Not dramatically, at the default level. Both structures allow the same categories of business deductions: home office, vehicle use, equipment, software, professional development, contractor payments, and so on, all reported on Schedule C. The Section 179 deduction and bonus depreciation rules apply equally to both.
Where the LLC gains ground again is in the context of the S-Corp election. Under that structure, you can deduct health insurance premiums as a business expense on the corporate return, then include them in your W-2 wages to get an above-the-line deduction on your personal return.
A sole proprietor can deduct health insurance premiums as well (on Schedule 1 of the 1040), but the mechanics are less favorable when self-employment taxes are factored into the full picture.
Retirement contributions work similarly. Both structures allow SEP-IRA, SIMPLE IRA, and Solo 401(k) contributions. The LLC with S-Corp treatment can, in some situations, allow for higher effective contribution amounts relative to what’s subject to self-employment tax, though this requires careful calculation.

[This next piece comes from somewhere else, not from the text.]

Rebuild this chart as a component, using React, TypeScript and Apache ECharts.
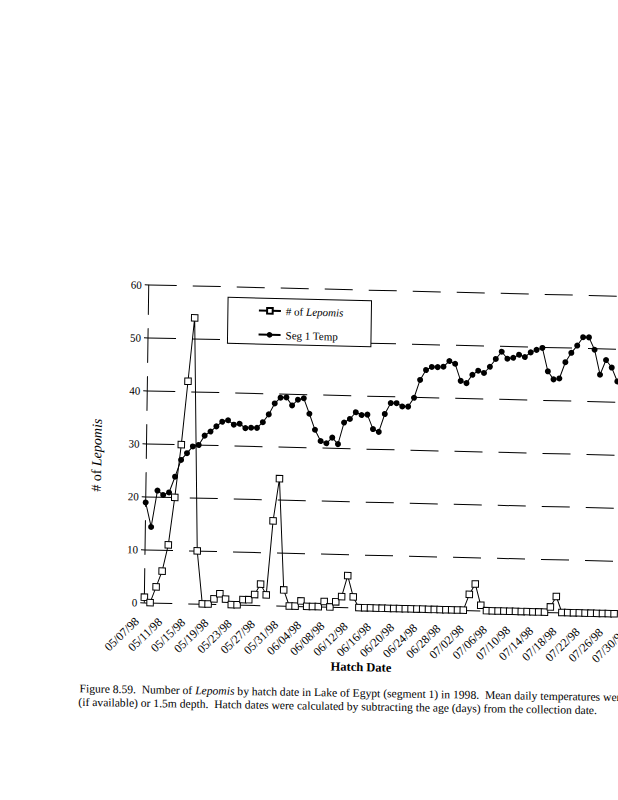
import React, { useEffect, useRef } from "react";
import * as echarts from "echarts";

const hatchDates = [
  "05/07/98", "05/08/98", "05/09/98", "05/10/98", "05/11/98", "05/12/98", "05/13/98", "05/14/98", "05/15/98", "05/16/98",
  "05/17/98", "05/18/98", "05/19/98", "05/20/98", "05/21/98", "05/22/98", "05/23/98", "05/24/98", "05/25/98", "05/26/98",
  "05/27/98", "05/28/98", "05/29/98", "05/30/98", "05/31/98",
  "06/01/98", "06/02/98", "06/03/98", "06/04/98", "06/05/98", "06/06/98", "06/07/98", "06/08/98", "06/09/98", "06/10/98",
  "06/11/98", "06/12/98", "06/13/98", "06/14/98", "06/15/98", "06/16/98", "06/17/98", "06/18/98", "06/19/98", "06/20/98",
  "06/21/98", "06/22/98", "06/23/98", "06/24/98", "06/25/98", "06/26/98", "06/27/98", "06/28/98", "06/29/98", "06/30/98",
  "07/01/98", "07/02/98", "07/03/98", "07/04/98", "07/05/98", "07/06/98", "07/07/98", "07/08/98", "07/09/98", "07/10/98",
  "07/11/98", "07/12/98", "07/13/98", "07/14/98", "07/15/98", "07/16/98", "07/17/98", "07/18/98", "07/19/98", "07/20/98",
  "07/21/98", "07/22/98", "07/23/98", "07/24/98", "07/25/98", "07/26/98", "07/27/98", "07/28/98", "07/29/98", "07/30/98",
];

const lepomisCounts = [
  1, 0, 3, 6, 11, 20, 30, 42, 54, 10,
  0, 0, 1, 2, 1, 0, 0, 1, 1, 2,
  4, 2, 16, 24, 3, 0, 0, 1, 0, 0,
  0, 1, 0, 1, 2, 6, 2, 0, 0, 0,
  0, 0, 0, 0, 0, 0, 0, 0, 0, 0,
  0, 0, 0, 0, 0, 0, 3, 5, 1, 0,
  0, 0, 0, 0, 0, 0, 0, 0, 0, 0,
  1, 3, 0, 0, 0, 0, 0, 0, 0, 0,
  0, 0,
];

const segTemp = [
  18.9, 14.3, 21.2, 20.4, 20.9, 23.9, 27.1, 28.4, 29.7, 30.0,
  31.8, 32.6, 33.6, 34.5, 34.8, 34.0, 34.2, 33.4, 33.5, 33.5,
  34.6, 36.1, 38.2, 39.3, 39.4, 37.9, 39.0, 39.3, 36.4, 33.4,
  31.3, 30.9, 32.0, 30.8, 34.9, 35.6, 36.9, 36.4, 36.5, 33.8,
  33.3, 36.7, 38.8, 38.8, 38.2, 38.2, 39.9, 43.3, 45.2, 45.8,
  45.8, 45.9, 47.0, 46.5, 43.3, 42.9, 44.5, 45.3, 44.9, 46.1,
  47.6, 49.0, 47.7, 47.9, 48.5, 48.1, 49.0, 49.5, 49.9, 45.5,
  44.0, 44.2, 47.3, 49.1, 50.5, 52.1, 52.1, 49.8, 45.1, 47.9,
  46.5, 43.9,
];

const seriesNames = ["# of Lepomis", "Seg 1 Temp"];
const yAxisTitle = ["# of ", "Lepomis"];
const xAxisTitle = "Hatch Date";
const captionLine1 = ["Figure 8.59.  Number of ", "Lepomis", " by hatch date in Lake of Egypt (segment 1) in 1998.  Mean daily temperatures were"];
const captionLine2 = "(if available) or 1.5m depth.  Hatch dates were calculated by subtracting the age (days) from the collection date.";

const FONT = "'Liberation Serif', 'Times New Roman', serif";

export default function App() {
  const ref = useRef<HTMLDivElement>(null);

  useEffect(() => {
    if (!ref.current) return;
    const chart = echarts.init(ref.current, null, { renderer: "svg" });
    const dash = [28, 16];
    const option: any = {
      animation: false,
      backgroundColor: "#fff",
      grid: { left: 146.5, top: 290.6, width: 487.2, height: 317.5, containLabel: false },
      legend: {
        data: seriesNames,
        orient: "vertical",
        left: 226,
        top: 301,
        itemWidth: 22,
        itemHeight: 7,
        itemGap: 13,
        padding: [7, 28, 4, 30],
        borderColor: "#000",
        borderWidth: 1,
        backgroundColor: "#fff",
        formatter: (name: string) =>
          name === seriesNames[0] ? `{n|${yAxisTitle[0]}}{i|${yAxisTitle[1]}}` : `{n|${name}}`,
        textStyle: {
          color: "#000",
          fontFamily: FONT,
          fontSize: 11,
          rich: {
            n: { fontFamily: FONT, fontSize: 11, color: "#000" },
            i: { fontFamily: FONT, fontSize: 11, color: "#000", fontStyle: "italic" },
          },
        },
      },
      xAxis: {
        type: "category",
        data: hatchDates,
        boundaryGap: false,
        axisLine: { show: false },
        axisTick: { show: false },
        splitLine: { show: false },
        axisLabel: {
          interval: 3,
          rotate: 45,
          margin: 10,
          padding: [0, 10, 0, 0],
          color: "#000",
          fontFamily: FONT,
          fontSize: 12,
        },
      },
      yAxis: {
        type: "value",
        min: 0,
        max: 60,
        interval: 10,
        axisLine: { show: true, lineStyle: { color: "#000", width: 1, type: [34, 14] } },
        axisTick: { show: true, length: 4, lineStyle: { color: "#000", width: 1 } },
        axisLabel: { color: "#000", fontFamily: FONT, fontSize: 11, margin: 7 },
        splitLine: { show: true, lineStyle: { color: "#000", width: 1, type: dash } },
      },
      series: [
        {
          name: seriesNames[0],
          type: "line",
          data: lepomisCounts,
          symbol: "rect",
          symbolSize: 6.5,
          showSymbol: true,
          showAllSymbol: true,
          lineStyle: { color: "#000", width: 1 },
          itemStyle: { color: "#fff", borderColor: "#000", borderWidth: 1 },
          z: 3,
        },
        {
          name: seriesNames[1],
          type: "line",
          data: segTemp,
          symbol: "circle",
          symbolSize: 6,
          showSymbol: true,
          showAllSymbol: true,
          lineStyle: { color: "#000", width: 1 },
          itemStyle: { color: "#000", borderColor: "#000", borderWidth: 0 },
          z: 2,
        },
      ],
      graphic: [
        {
          type: "text",
          x: 97,
          y: 462,
          rotation: Math.PI / 2,
          style: {
            text: `{n|${yAxisTitle[0]}}{i|${yAxisTitle[1]}}`,
            align: "center",
            verticalAlign: "middle",
            fill: "#000",
            rich: {
              n: { fontFamily: FONT, fontSize: 14, fill: "#000" },
              i: { fontFamily: FONT, fontSize: 14, fill: "#000", fontStyle: "italic" },
            },
          },
        },
        {
          type: "text",
          x: 364,
          y: 667.5,
          style: {
            text: xAxisTitle,
            align: "center",
            verticalAlign: "middle",
            fill: "#000",
            fontFamily: FONT,
            fontSize: 12.5,
            fontWeight: "bold",
          },
        },
        {
          type: "text",
          x: 83,
          y: 696,
          rotation: 0.008,
          style: {
            text: `{n|${captionLine1[0]}}{i|${captionLine1[1]}}{n|${captionLine1[2]}}`,
            align: "left",
            verticalAlign: "middle",
            fill: "#000",
            rich: {
              n: { fontFamily: FONT, fontSize: 11.6, fill: "#000" },
              i: { fontFamily: FONT, fontSize: 11.6, fill: "#000", fontStyle: "italic" },
            },
          },
        },
        {
          type: "text",
          x: 82,
          y: 709.5,
          rotation: 0.008,
          style: {
            text: captionLine2,
            align: "left",
            verticalAlign: "middle",
            fill: "#000",
            fontFamily: FONT,
            fontSize: 11.6,
          },
        },
      ],
    };
    chart.setOption(option);
    return () => chart.dispose();
  }, []);

  return (
    <div
      style={{
        position: "fixed",
        left: 0,
        top: 0,
        width: 618,
        height: 800,
        overflow: "hidden",
        background: "#fff",
      }}
    >
      <div
        ref={ref}
        style={{
          position: "absolute",
          left: 0,
          top: 0,
          width: 700,
          height: 800,
          transform: "matrix(1, 0.024, -0.014, 1, 0, 0)",
          transformOrigin: "380px 450px",
        }}
      />
    </div>
  );
}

Getting this right is exactly the kind of work that business tax preparation should include, not an afterthought.
The Audit Risk Angle
Schedule C returns draw more IRS scrutiny than most. The IRS has historically flagged sole proprietors and Schedule C filers at higher rates because cash-based businesses and high-expense-ratio returns are common in this category.
A 2019 IRS Oversight report noted that individual filers with Schedule C income have an audit rate roughly double that of W-2-only filers at comparable income levels.

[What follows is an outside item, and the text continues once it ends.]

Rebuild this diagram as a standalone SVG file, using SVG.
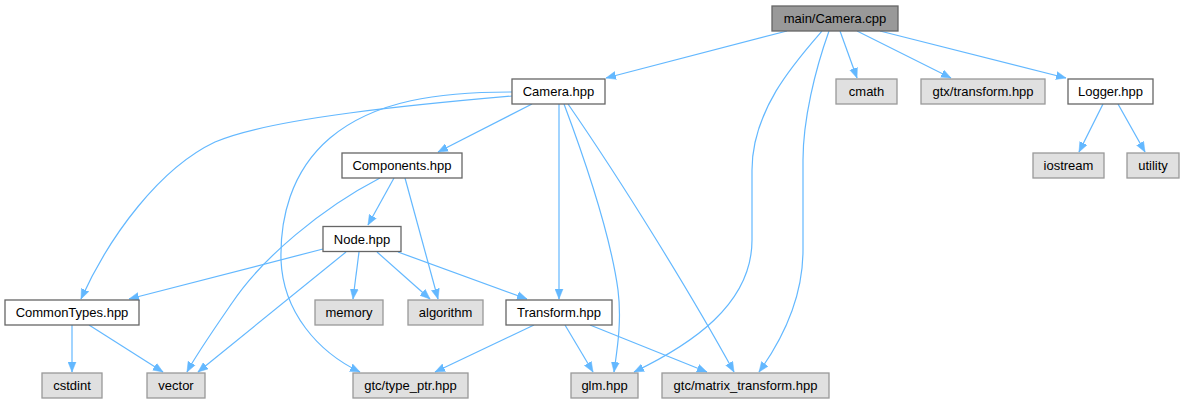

An LLC taxed as an S-Corp files a separate corporate return (Form 1120-S) and a personal return. The audit dynamic shifts somewhat, the corporate return is a separate document with its own scrutiny points, but it also demonstrates formal record-keeping and a structured business operation, which can work in your favor.

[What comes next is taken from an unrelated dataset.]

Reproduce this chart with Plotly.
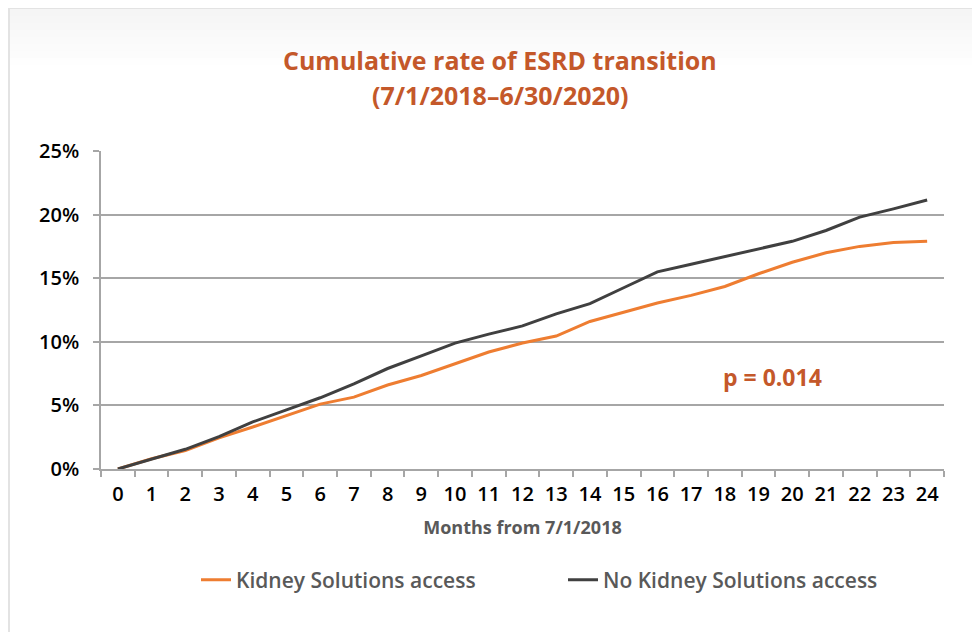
import plotly.graph_objects as go

months = [str(m) for m in range(25)]
ks_access = [0, 0.8, 1.45, 2.45, 3.3, 4.2, 5.1, 5.65, 6.6, 7.35, 8.25, 9.2, 9.9,
             10.45, 11.6, 12.35, 13.05, 13.65, 14.35, 15.35, 16.25, 17.0, 17.5, 17.8, 17.9]
no_ks_access = [0, 0.8, 1.55, 2.55, 3.7, 4.65, 5.6, 6.7, 7.9, 8.9, 9.9, 10.6, 11.25,
                12.2, 13.0, 14.25, 15.5, 16.1, 16.7, 17.3, 17.9, 18.75, 19.8, 20.45, 21.15]
series_names = ["Kidney Solutions access", "No Kidney Solutions access"]
title_lines = ["Cumulative rate of ESRD transition", "(7/1/2018\u20136/30/2020)"]
p_text = "p = 0.014"
x_title = "Months from 7/1/2018"

ORANGE = "#EE7D31"
DARK = "#404040"
TITLE_C = "#C4582A"
GRID = "#A6A6A6"
FONT = "Open Sans"

# page body has an 8px margin; work in screen pixel coordinates
O = 8
W, H = 980 - O, 632 - O
PL, PR, PT, PB = 101, 944, 151, 469   # plot area in screen px
L, T = PL - O, PT - O
R, B = W - (PR - O), H - (PB - O)
pw, ph = PR - PL, PB - PT


def px(x):
    return (x - PL) / pw


def py(y):
    return (PB - y) / ph


fig = go.Figure()
fig.add_trace(go.Scatter(x=months, y=[v / 100 for v in ks_access], mode="lines",
                         name=series_names[0], line=dict(color=ORANGE, width=3)))
fig.add_trace(go.Scatter(x=months, y=[v / 100 for v in no_ks_access], mode="lines",
                         name=series_names[1], line=dict(color=DARK, width=3)))

shapes = []
for i in range(8):
    y0 = 9 + i * 7
    a = 0.04 * (1 - i / 8)
    shapes.append(dict(type="rect", xref="paper", yref="paper",
                       x0=px(10), x1=px(990), y0=py(y0), y1=py(y0 + 7),
                       fillcolor=f"rgba(0,0,0,{a:.3f})", line=dict(width=0), layer="below"))
shapes.append(dict(type="line", xref="paper", yref="paper", x0=px(9), x1=px(9),
                   y0=py(8), y1=py(640), line=dict(color="#E3E3E3", width=2)))
shapes.append(dict(type="line", xref="paper", yref="paper", x0=px(9), x1=px(990),
                   y0=py(8), y1=py(8), line=dict(color="#E3E3E3", width=2)))

annotations = [
    dict(text=title_lines[0], xref="paper", yref="paper", x=px(500), y=py(60),
         xanchor="center", yanchor="middle", showarrow=False,
         font=dict(family=FONT, size=25, color=TITLE_C, weight="bold")),
    dict(text=title_lines[1], xref="paper", yref="paper", x=px(500), y=py(95),
         xanchor="center", yanchor="middle", showarrow=False,
         font=dict(family=FONT, size=25, color=TITLE_C, weight="bold")),
    dict(text=p_text, xref="paper", yref="paper", x=px(772), y=py(377),
         xanchor="center", yanchor="middle", showarrow=False,
         font=dict(family=FONT, size=23, color=TITLE_C, weight="bold")),
]

fig.update_layout(
    width=W, height=H,
    margin=dict(l=L, r=R, t=T, b=B),
    paper_bgcolor="white", plot_bgcolor="white",
    font=dict(family=FONT, color="black"),
    shapes=shapes,
    annotations=annotations,
    xaxis=dict(type="category", range=[-0.5, 24.5], tickson="boundaries",
               ticks="outside", ticklen=6, tickcolor=GRID, tickwidth=1.5,
               showline=True, linecolor=GRID, linewidth=1.5, showgrid=False,
               tickfont=dict(size=20, color="black", weight=600), ticklabelstandoff=6,
               title=dict(text=x_title, standoff=16,
                          font=dict(size=18, color="#595959", weight="bold"))),
    yaxis=dict(range=[0, 0.25], dtick=0.05, tickformat=".0%",
               ticks="outside", ticklen=6, tickcolor=GRID, tickwidth=1.5,
               showline=True, linecolor=GRID, linewidth=1.5,
               showgrid=True, gridcolor=GRID, gridwidth=1.5, zeroline=False,
               tickfont=dict(size=20, color="black", weight=600), ticklabelstandoff=10),
    legend=dict(orientation="h", x=px(196), xanchor="left", y=py(580), yanchor="middle",
                entrywidth=322, entrywidthmode="pixels",
                font=dict(size=21, color="#595959", weight=600)),
)

fig.write_html("out.html")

If you’ve already had issues with an IRS examination, or you’re running a business with complex deductions, understanding your audit exposure matters. That’s where working with someone who has IRS audit resolution experience becomes genuinely useful, not just as a safety net but as a planning tool.
When a Sole Proprietorship Still Makes Sense
The LLC is not automatically the right answer for every situation. Here are cases where staying as a sole proprietor is reasonable:
- You’re testing a business idea and not yet generating consistent revenue
- Your net income is under $30,000 per year and the cost of LLC maintenance (annual fees, separate accounting, potentially a separate tax return) exceeds the benefits
- You work in a field with naturally low liability exposure and carry professional insurance that covers your primary risks
- The business is transitional, a side project, or you plan to shut it down within 12 months
- You operate in a state with high LLC fees (California, for example, charges an $800 minimum annual franchise tax on LLCs regardless of profit)
When You Should Seriously Consider an LLC
The threshold is lower than most people think. If any of these apply, the LLC conversation is worth having with a tax professional:
- Your net profit is consistently above $40,000 to $50,000 per year
- You work directly with clients, customers, or the public in ways that create liability exposure
- You carry business debt or are planning to apply for a business loan
- You want to bring in a business partner at some point
- You’re concerned about protecting personal assets like a home or savings from a business claim
- Your industry or clients require you to operate as a formal business entity
Banking, Credit, and How Lenders See You
Banks and lenders treat LLCs and sole proprietors differently, and it shows up quickly when you need financing. A sole proprietor applying for a business loan is essentially applying as an individual, lenders look at your personal credit score, your personal debt-to-income ratio, and your personal tax returns.
There’s no separation, because legally there isn’t any.
An LLC can build its own credit profile over time. A DUNS number through Dun & Bradstreet, a business credit card in the LLC’s name, and vendor accounts reported to business credit bureaus all contribute to a business credit file that exists independently of your personal credit.
This matters if you ever want to borrow under the business name without a personal guarantee, or if you plan to bring on a partner or investor who will want to see a structured entity rather than an informal operation.
There’s also a practical credibility factor. Many larger clients, government contractors, and corporate procurement departments require vendors to provide a business EIN (Employer Identification Number) and in some cases proof of a formal business entity.
A sole proprietor can obtain an EIN, but an LLC provides the documentation layer those clients often expect. This isn’t a legal requirement in most cases, it’s a business reality for anyone trying to land enterprise contracts or work with institutional clients.
The Arizona-Specific Picture
Arizona is a relatively favorable state for LLC formation. The $50 filing fee is among the lowest in the country, there is no minimum annual franchise tax (unlike California’s $800), and Arizona does not impose a separate state-level LLC tax on income. Arizona does require an annual report filing to keep the LLC in good standing.
Arizona LLCs are governed under the Arizona Revised Statutes Title 29, Chapter 7 (the Arizona Limited Liability Company Act), which was substantially updated in 2019 to align with the Uniform Limited Liability Company Act, giving Arizona LLC members strong statutory protections.
For Arizona business owners, the cost-benefit calculation leans toward the LLC fairly quickly compared to high-fee states. The primary ongoing cost is the annual report filing and, if you’re making the S-Corp election, the added complexity of payroll and a corporate tax return.
Those costs are real but often recoverable through the tax savings the election generates.
Conclusion
For most business owners generating meaningful income with any real client exposure, the LLC offers concrete advantages that a sole proprietorship simply cannot match.
The right choice depends on your revenue, your risk, and where you plan to take the business, and those are conversations worth having before tax season rather than during it.